When I first started squatting I lived in a stairwell. You know those really huge, factory stairwells that have a landing halfway up? Well that landing was my bedroom. This was roughly five years ago now. I had just dropped out of university and had nowhere to live. Luckily, my new, weird shaman friend Matthew offered me a place in his squat—an abandoned lift factory in southeast London. I was hesitant at first, as I wasn’t sure my naive, eighteen-year-old self would fit in amongst the barefoot, feather-twirling, hummus-making squat inhabitants. Surprisingly, however, it wasn’t long before that small, dark, cold cement platform felt alarmingly like home.
There were ten people living in the Lift Factory when I moved in—a strange, eclectic mix of characters that made the factory feel like something between a European hippie commune and a sordid, queer sex dungeon. There was a gay asylum seeker from Iran, a Russian lesbian goth with no eyebrows, a Swedish hat designer, a leather-wearing German kid who was apparently some sort of amazing artist (though all I ever saw him do was sell drugs), a sculptor with no sense of smell, a psyche trance raver with a neck piercing, a random guy called Ted who I’m pretty sure suffered from fetal alcohol syndrome, (I was never sure if he actually lived there, as he always just crashed on the couch, but he somehow managed to have sexual relations with every housemate at one point or another, both boy and girl). We even had a pet—an American Bulldog named Punk. It was a beautifully deranged little family, and I fell in love with them all.
But back to the stairwell. To give you a mental picture, the landing was just large enough to fit a double bed, with about a foot of space left over on one side. The staircase led from the second floor up to the roof, which luckily meant it was rarely ever used. I used the steps as shelves for my clothes. I hung posters of Louis Garrel and Billy Elliot on the walls. I bought a blue light bulb. It actually ended up looking pretty cool. And oddly enough, living in that stairwell was the first time in my life that I felt completely in awe of my surroundings. Growing up in a small town, it’s easy to feel lonely. Not a personal loneliness, but a deep-rooted, cosmic loneliness that stems from a disconnect from the rest of the world. You feel isolated. But in that factory, among the art punks, drifters and freaks, everything felt fresh, new, wrong, right, weird, exciting. For the first time I felt truly connected, truly part of something bigger than myself.
There were, however, some downsides to the stairwell. For instance, the cement walls and the high ceilings made heating the space nearly impossible, which meant during winter it was freezing.
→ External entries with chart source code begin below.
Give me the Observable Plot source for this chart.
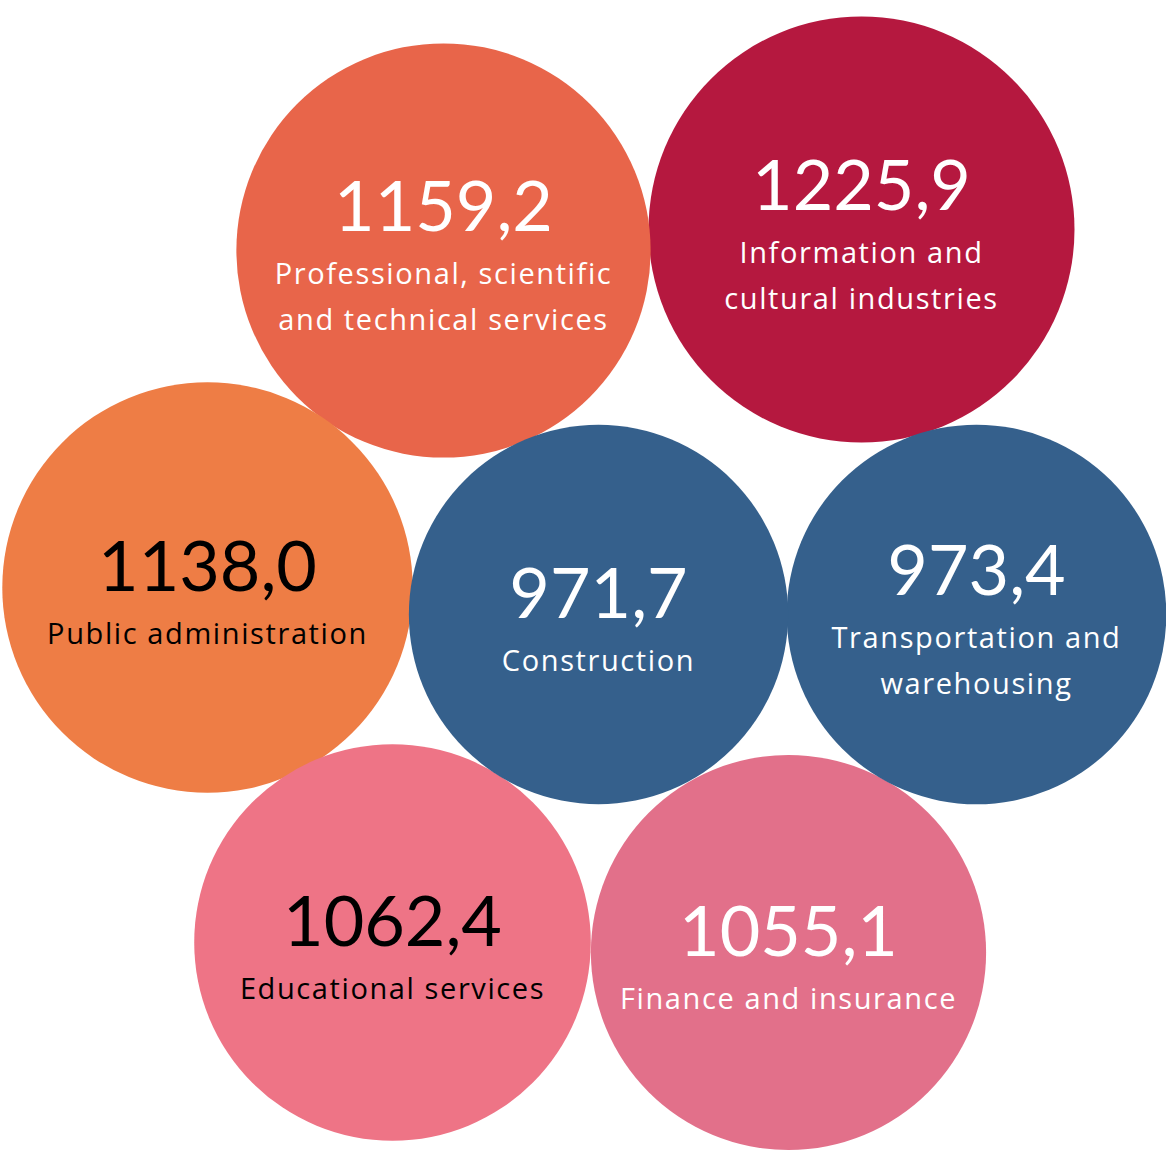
<!DOCTYPE html>
<html>
<head>
<meta charset="utf-8">
<script src="https://cdn.jsdelivr.net/npm/d3@7"></script>
<script src="https://cdn.jsdelivr.net/npm/@observablehq/plot@0.6"></script>
<style>
  html, body { margin: 0; padding: 0; background: #ffffff; }
  #chart { width: 1166px; height: 1166px; }
  svg { font-family: Lato, "Noto Sans", sans-serif; }
  .labels text { font-family: "Open Sans", "Noto Sans", sans-serif; letter-spacing: 1.6px; }
</style>
</head>
<body>
<div id="chart"></div>
<script>
// ---- data ----
const industries = [
  "Professional, scientific\nand technical services",
  "Information and\ncultural industries",
  "Public administration",
  "Construction",
  "Transportation and\nwarehousing",
  "Educational services",
  "Finance and insurance"
];
const values = [1159.2, 1225.9, 1138.0, 971.7, 973.4, 1062.4, 1055.1];
const valueLabels = ["1159,2", "1225,9", "1138,0", "971,7", "973,4", "1062,4", "1055,1"];

// ---- packed-bubble layout (centres, in pixels) ----
const bubbleX = [443, 861, 207, 598, 976, 392, 788];
const bubbleY = [250, 229, 587, 614, 614, 942, 952];

// ---- styles ----
const bubbleColors = ["#E8654A", "#B5183F", "#EE7D45", "#35608C", "#35608C", "#EE7486", "#E2708A"];
const textColors = ["#ffffff", "#ffffff", "#000000", "#ffffff", "#ffffff", "#000000", "#ffffff"];

const rows = industries.map((name, i) => ({
  name,
  value: values[i],
  label: valueLabels[i],
  cx: bubbleX[i],
  cy: bubbleY[i],
  lines: name.split("\n").length,
  fill: bubbleColors[i],
  ink: textColors[i]
}));

const W = 1166, H = 1166;

const chart = Plot.plot({
  width: W,
  height: H,
  margin: 0,
  x: {domain: [0, W], range: [0, W], axis: null},
  y: {domain: [0, H], range: [0, H], axis: null},
  r: {type: "sqrt", domain: [0, 1225.9], range: [0, 213]},
  marks: [
    Plot.dot(rows, {x: "cx", y: "cy", r: "value", fill: d => d.fill, stroke: null}),
    Plot.text(rows, {
      x: "cx",
      y: d => d.cy + (d.lines === 2 ? -20 : 3),
      text: "label",
      fill: d => d.ink,
      fontSize: 70,
      lineAnchor: "bottom",
      textAnchor: "middle"
    }),
    Plot.text(rows, {
      x: "cx",
      y: d => d.cy + (d.lines === 2 ? 79 : 56),
      text: "name",
      fill: d => d.ink,
      fontSize: 29,
      lineHeight: 46 / 29,
      lineAnchor: "bottom",
      textAnchor: "middle",
      className: "labels"
    })
  ]
});

document.getElementById("chart").appendChild(chart);
</script>
</body>
</html>
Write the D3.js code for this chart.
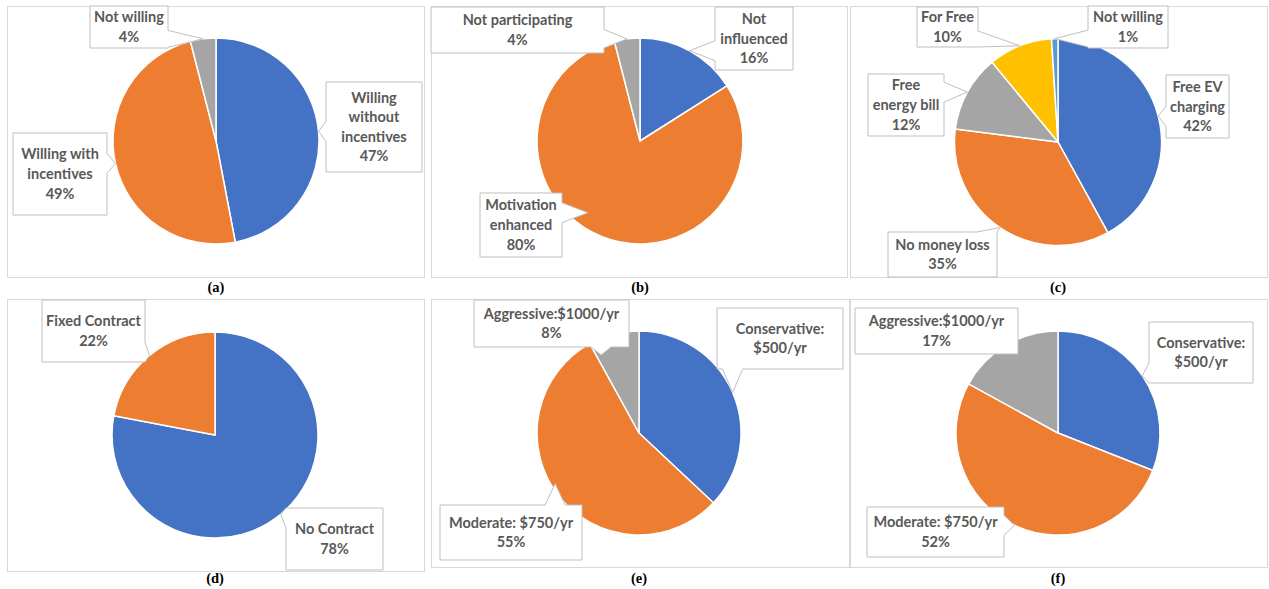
<!DOCTYPE html>
<html>
<head>
<meta charset="utf-8">
<script src="https://cdn.jsdelivr.net/npm/d3@7"></script>
<style>
  body { margin: 0; background: #fff; }
  svg { display: block; }
</style>
</head>
<body>
<div id="chart"></div>
<script>
// data, one set of arrays per panel
const colors = ["#4472C4", "#ED7D31", "#A5A5A5", "#FFC000", "#5B9BD5"];

const labelsA = ["Willing\nwithout\nincentives", "Willing with\nincentives", "Not willing"];
const valuesA = [47, 49, 4];

const labelsB = ["Not\ninfluenced", "Motivation\nenhanced", "Not participating"];
const valuesB = [16, 80, 4];

const labelsC = ["Free EV\ncharging", "No money loss", "Free\nenergy bill", "For Free", "Not willing"];
const valuesC = [42, 35, 12, 10, 1];

const labelsD = ["No Contract", "Fixed Contract"];
const valuesD = [78, 22];

const labelsE = ["Conservative:\n$500/yr", "Moderate: $750/yr", "Aggressive:$1000/yr"];
const valuesE = [37, 55, 8];
const showPctE = [false, true, true];

const labelsF = ["Conservative:\n$500/yr", "Moderate: $750/yr", "Aggressive:$1000/yr"];
const valuesF = [31, 52, 17];
const showPctF = [false, true, true];

const captions = ["(a)", "(b)", "(c)", "(d)", "(e)", "(f)"];

// layout: frames, pie centres and callout boxes
const panels = [
  { labels: labelsA, values: valuesA, frame: [7, 6, 417, 271], cx: 216, cy: 141, r: 103, capY: 292,
    boxes: [
      { b: [326, 82, 96, 90], at: 0.5, k: 1 },
      { b: [13, 133, 94, 82], at: 0.5, k: 1 },
      { b: [90, 6, 78, 42], at: 0.5, k: 1 }
    ] },
  { labels: labelsB, values: valuesB, frame: [431, 6, 416, 271], cx: 640, cy: 141, r: 103, capY: 292,
    boxes: [
      { b: [715, 7, 78, 63], at: 0.5, k: 1 },
      { b: [480, 193, 82, 64], at: 0.55, k: 0.86 },
      { b: [431, 7, 173, 46], at: 0.5, k: 1 }
    ] },
  { labels: labelsC, values: valuesC, frame: [850, 6, 417, 271], cx: 1058, cy: 142, r: 103.5, capY: 292,
    boxes: [
      { b: [1166, 75, 63, 63], at: 0.5, k: 1 },
      { b: [888, 232, 109, 45], at: 0.5, k: 1 },
      { b: [868, 74, 76, 62], at: 0.5, k: 1 },
      { b: [917, 7, 61, 40], at: 0.5, k: 1 },
      { b: [1088, 6, 80, 42], at: 0.5, k: 1 }
    ] },
  { labels: labelsD, values: valuesD, frame: [7, 299, 417, 272], cx: 215, cy: 435, r: 103, capY: 583,
    boxes: [
      { b: [286, 508, 97, 62], at: 0.5, k: 1 },
      { b: [42, 300, 103, 62], at: 0.5, k: 1 }
    ] },
  { labels: labelsE, values: valuesE, showPct: showPctE, frame: [431, 299, 418, 268], cx: 639, cy: 433, r: 102, capY: 583,
    boxes: [
      { b: [717, 308, 126, 61], at: 0.5, k: 1 },
      { b: [440, 505, 142, 55], at: 0.534, k: 0.96 },
      { b: [474, 300, 155, 47], at: 0.1, k: 0.85 }
    ] },
  { labels: labelsF, values: valuesF, showPct: showPctF, frame: [850, 299, 417, 268], cx: 1058, cy: 433, r: 102, capY: 583,
    boxes: [
      { b: [1149, 322, 104, 61], at: 0.5, k: 1 },
      { b: [867, 507, 137, 50], at: 0.5, k: 1 },
      { b: [855, 308, 163, 46], at: 0.5, k: 1 }
    ] }
];

const width = 1269, height = 589;
const lineH = 19.6;

const svg = d3.select("#chart").append("svg")
  .attr("width", width)
  .attr("height", height);

// rectangle with a wedge pointing at the tip (like an Office callout)
function calloutPath(box, tip) {
  const [x, y, w, h] = box;
  const inside = tip[0] >= x && tip[0] <= x + w && tip[1] >= y && tip[1] <= y + h;
  const d = {
    left: x - tip[0], right: tip[0] - (x + w),
    top: y - tip[1], bottom: tip[1] - (y + h)
  };
  let side = null;
  if (!inside) side = Object.keys(d).reduce((a, b) => d[a] >= d[b] ? a : b);
  const hwx = Math.min(10, w * 0.2), hwy = Math.min(10, h * 0.2);
  const cxw = Math.max(x + hwx, Math.min(x + w - hwx, tip[0]));
  const cyw = Math.max(y + hwy, Math.min(y + h - hwy, tip[1]));
  const p = d3.path();
  p.moveTo(x, y);
  if (side === "top") { p.lineTo(cxw - hwx, y); p.lineTo(tip[0], tip[1]); p.lineTo(cxw + hwx, y); }
  p.lineTo(x + w, y);
  if (side === "right") { p.lineTo(x + w, cyw - hwy); p.lineTo(tip[0], tip[1]); p.lineTo(x + w, cyw + hwy); }
  p.lineTo(x + w, y + h);
  if (side === "bottom") { p.lineTo(cxw + hwx, y + h); p.lineTo(tip[0], tip[1]); p.lineTo(cxw - hwx, y + h); }
  p.lineTo(x, y + h);
  if (side === "left") { p.lineTo(x, cyw + hwy); p.lineTo(tip[0], tip[1]); p.lineTo(x, cyw - hwy); }
  p.closePath();
  return p.toString();
}

const pie = d3.pie().sort(null).value(d => d);

panels.forEach((pn, pi) => {
  const g = svg.append("g");
  const [fx, fy, fw, fh] = pn.frame;

  g.append("rect")
    .attr("x", fx + 0.5).attr("y", fy + 0.5)
    .attr("width", fw).attr("height", fh)
    .attr("fill", "#fff")
    .attr("stroke", "#d9d9d9")
    .attr("stroke-width", 1);

  const arcs = pie(pn.values);
  const arc = d3.arc().innerRadius(0).outerRadius(pn.r);

  g.append("g")
    .attr("transform", `translate(${pn.cx},${pn.cy})`)
    .selectAll("path")
    .data(arcs)
    .enter()
    .append("path")
    .attr("d", arc)
    .attr("fill", (d, i) => colors[i])
    .attr("stroke", "#fff")
    .attr("stroke-width", 1.5)
    .attr("stroke-linejoin", "round");

  arcs.forEach((a, i) => {
    const bx = pn.boxes[i];
    const ang = a.startAngle + (a.endAngle - a.startAngle) * bx.at;
    const rr = pn.r * bx.k;
    const tip = [pn.cx + rr * Math.sin(ang), pn.cy - rr * Math.cos(ang)];

    g.append("path")
      .attr("d", calloutPath(bx.b, tip))
      .attr("fill", "#fff")
      .attr("stroke", "#bfbfbf")
      .attr("stroke-width", 1);

    const lines = pn.labels[i].split("\n");
    if (!pn.showPct || pn.showPct[i]) lines.push(pn.values[i] + "%");
    const tx = bx.b[0] + bx.b[2] / 2;
    const tcy = bx.b[1] + bx.b[3] / 2;
    const t = g.append("text")
      .attr("text-anchor", "middle")
      .style("font-family", "Lato, 'Open Sans', sans-serif")
      .style("font-weight", 700)
      .style("font-size", "14.5px")
      .style("fill", "#595959");
    lines.forEach((ln, li) => {
      t.append("tspan")
        .attr("x", tx)
        .attr("y", tcy + (li - (lines.length - 1) / 2) * lineH + 5)
        .text(ln);
    });
  });

  svg.append("text")
    .attr("x", pn.cx)
    .attr("y", pn.capY)
    .attr("text-anchor", "middle")
    .style("font-family", "'Liberation Serif', 'Times New Roman', serif")
    .style("font-weight", 700)
    .style("font-size", "14.5px")
    .style("fill", "#000")
    .text(captions[pi]);
});
</script>
</body>
</html>
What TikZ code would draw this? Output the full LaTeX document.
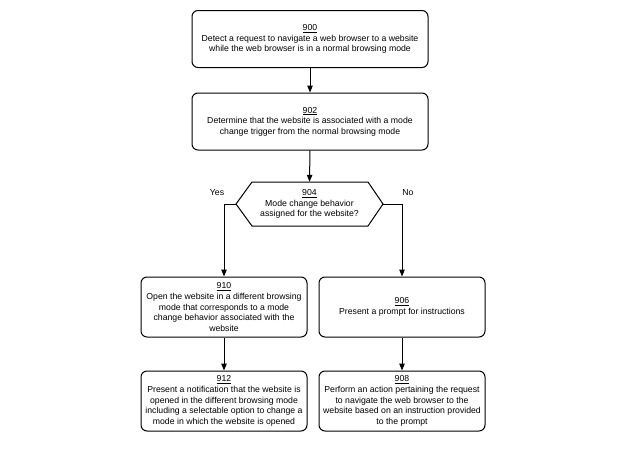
\documentclass[tikz,border=0pt]{standalone}
\usepackage{fontspec}
\setmainfont{Liberation Sans}
\usetikzlibrary{arrows.meta}
\begin{document}
\begin{tikzpicture}[x=1pt,y=-1pt,
  box/.style={draw, line width=1pt, rounded corners=6pt, align=center, font=\fontsize{8.7}{10.6}\selectfont, inner sep=0pt},
  wide/.style={box, minimum width=236pt, minimum height=57pt},
  narrow/.style={box, minimum width=166pt, minimum height=60pt},
  lbl/.style={font=\fontsize{8.7}{10.6}\selectfont, inner sep=0pt},
  arr/.style={-{Triangle[length=7pt,width=5.5pt]}, line width=1pt}]
\useasboundingbox[fill=white] (0,0) rectangle (640,453);
\node[wide] (n900) at (310,39) {\underline{900}\\Detect a request to navigate a web browser to a website\\while the web browser is in a normal browsing mode};
\node[wide] (n902) at (310,121.5) {\underline{902}\\Determine that the website is associated with a mode\\change trigger from the normal browsing mode};
\draw[line width=1pt] (236,204) -- (252,182) -- (368,182) -- (383,204) -- (368,226) -- (252,226) -- cycle;
\node[lbl, align=center, minimum width=147pt, minimum height=44pt] (n904) at (309.5,204) {\underline{904}\\Mode change behavior\\assigned for the website?};
\coordinate (tipl) at (236,204);
\coordinate (tipr) at (383,204);
\node[narrow] (n910) at (224,307) {\underline{910}\\Open the website in a different browsing\\mode that corresponds to a mode\\change behavior associated with the\\website};
\node[narrow] (n906) at (402,307) {\underline{906}\\Present a prompt for instructions};
\node[narrow] (n912) at (224,401) {\underline{912}\\Present a notification that the website is\\opened in the different browsing mode\\including a selectable option to change a\\mode in which the website is opened};
\node[narrow] (n908) at (402,401) {\underline{908}\\Perform an action pertaining the request\\to navigate the web browser to the\\website based on an instruction provided\\to the prompt};
\node[lbl] (yes) at (217,193) {Yes};
\node[lbl] (no) at (408,193) {No};
\draw[arr] (n900) -- (n902);
\draw[arr] (n902.south) -- (n904.north);
\draw[arr] (tipl) -| (n910.north);
\draw[arr] (tipr) -| (n906.north);
\draw[arr] (n910) -- (n912);
\draw[arr] (n906) -- (n908);
\end{tikzpicture}
\end{document}
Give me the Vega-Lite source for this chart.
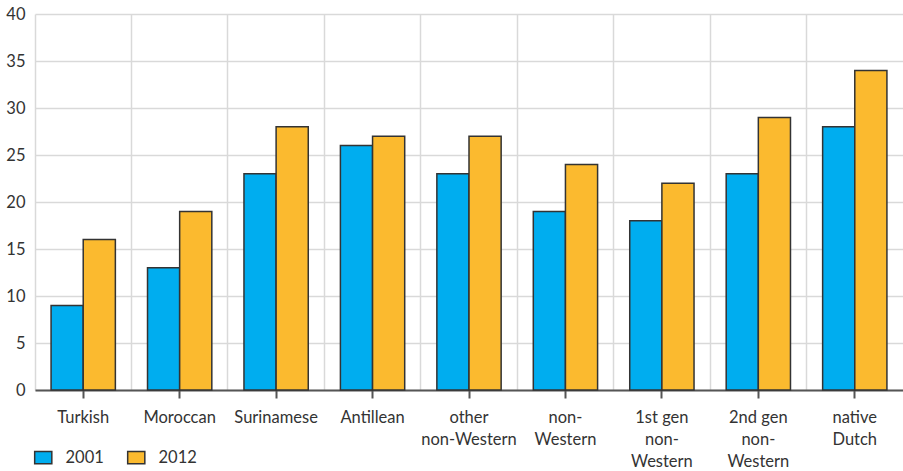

Also the absurdity / superficial bleakness of the room proved slightly awkward when inviting boys back after drunken nights out. I freaked out many a seventeen-year-old with that staircase. One time, after sex, I watched a boy pull a condom off his dick, and you could literally see steam rising off his cock, it was so cold. Needless to say we only fucked that once. I also had a disabled boyfriend during part of my time there. He drunkenly tumbled down the stairs on more than one occasion. He hated that house.
But overall, what my jobless, destitute, stairwell-dwelling time taught me was: Poverty, like wealth, is an inborn attitude of mind. In the Lift Factory, we were rich. No one had anything so everything was everyone’s. We had bin food banquets. We got drunk on stolen Lidl vodka. We held free gigs in our basement. It felt oddly opulent. “Penniless decadence,” I think is what Matthew called it. I think that’s pretty spot on.